It’s the biggest scoop in tech journalism history: The gadget blog Gizmodo managed to get its hands on a prototype version of Apple’s new iPhone. The way they went about getting it, however, raises questions about how tech journalists should handle the ethics of getting scoops.
Some history: An Apple engineer (who, for the purposes of this column, shall remain nameless) went to a bar one evening, and according to the person who acquired the phone, said engineer left the phone at the bar, which the finder proceeded to pick up and take with him. As Gizmodo puts it, the person who found the iPhone opened the Facebook app and discovered the identity of the Apple engineer. Gizmodo managed to acquire the engineer’s phone number and e-mail address, but for some reason, the person who found the phone never contacted the engineer directly.
In the meantime, the Apple engineer was frantically calling the bar, in an attempt to get his (well, Apple’s) phone back. Since the source didn’t care to turn the prototype in to the police, or drive over to Apple headquarters, he decided to shop the phone to at least two tech publications, Gizmodo and its rival Engadget. Gizmodo paid the $5,000 price tag and set about dissecting its new toy.
While Gizmodo was busy taking things apart and putting them back together, Engadget published some blurry photos of the phone from the finder. Shortly thereafter, Gizmodo editor Jason Chen posted a video and photos of the device, followed by an article outing the engineer who lost the phone, and finally an article about Apple’s response and the return of the phone to its actual owner.
Why is this so important? Because everything Gizmodo has done has consequences, even if it doesn’t like to think about them. Nick Denton, CEO of Gawker Media (Gizmodo’s parent company) said in an interview with the “Village Voice”: “If you think too much about the consequences, you just become part of the system.”
Unfortunately, for those of us like me, who are looking to get into “the system,” Gizmodo is doing more harm than good.
Take for example the blatant flaunting of the identity of the Apple engineer who lost the phone.
“I find what Gizmodo did distasteful, just as I find most tabloid reporting about celebrities or reality TV stars distasteful,” said Jason Snell, editorial director of “Macworld.”

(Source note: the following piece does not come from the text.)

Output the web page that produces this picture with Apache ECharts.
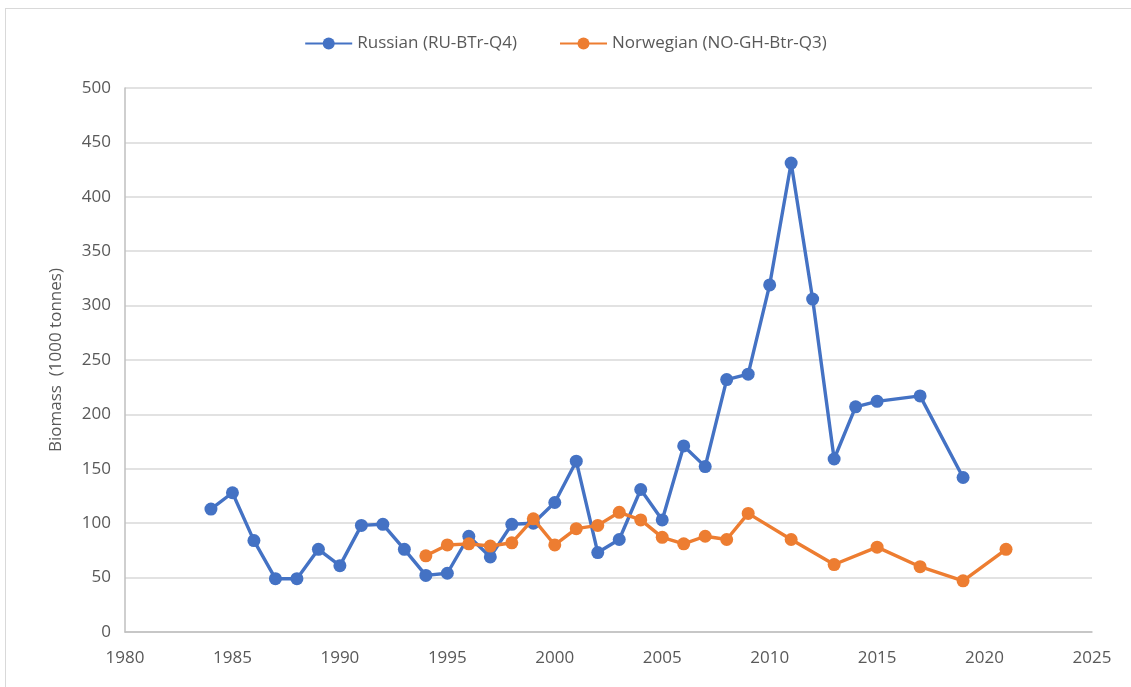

When I asked Jesus Diaz of Gizmodo about its reasoning in revealing the identity of the engineer, he said “The story would have never been believable with just ‘an Apple guy lost it in a bar.’ The name, the fact that it is a real human being, is what makes the story credible.”
Well, that is, until Apple asked for it back. That’s pretty definitive proof right there. But of course, every story gets better when you drag someone through the muck. The bottom line is Gizmodo overstepped its bounds in proving the story’s authenticity, and the guy who lost the phone paid dearly for it.
The second problem I have with Gizmodo’s coverage: its unwillingness to acknowledge any wrongdoing by their source. Granted, it makes sense that it wouldn’t acknowledge the legal questionability of how it acquired the phone, but at the same time, from its own reporting, it would seem that there were several problems with how the person who found the prototype handled himself. First and foremost, he knew whose phone it was, according to Gizmodo, so it seems odd that he wouldn’t try to return it to its owner, but instead sell it. To me, the whole story seems off, but of course nobody is able to do anything about it due to the source’s and Gizmodo’s secrecy.
Finally, there’s the issue of legality. While I am not a lawyer, nor do I play one on television, the penal code seems pretty open-and-shut about lost property. If it is worth over $400, and the finder can’t get in touch with the actual owner, then it is his or her duty to turn it in to the police. In this case, the finder sold it to Gizmodo instead. I don’t see how that is okay in the slightest. In order to justify it, some people are comparing the sale of the iPhone to Deep Throat on Watergate, or Daniel Ellsberg leaking the Pentagon Papers to the New York Times. I asked Sree Sreenivasan, a professor and dean of student affairs at the Columbia Graduate School of Journalism what he thought about the comparison.
“With Watergate, you had someone acting out of his own conscience, not asking for money. So really, there’s no comparison.”
I agree with his assessment. To say that there’s any sort of comparison between selling a stolen product for no real reason versus giving away evidence of government wrongdoing for the public good is ludicrous, in my mind.
Gizmodo’s conduct has been inexcusable. There’s no doubt about that. Did it give the people what they wanted? Absolutely. But people also want reality television and TMZ. Does that mean the other two are journalistic endeavors? I don’t think so.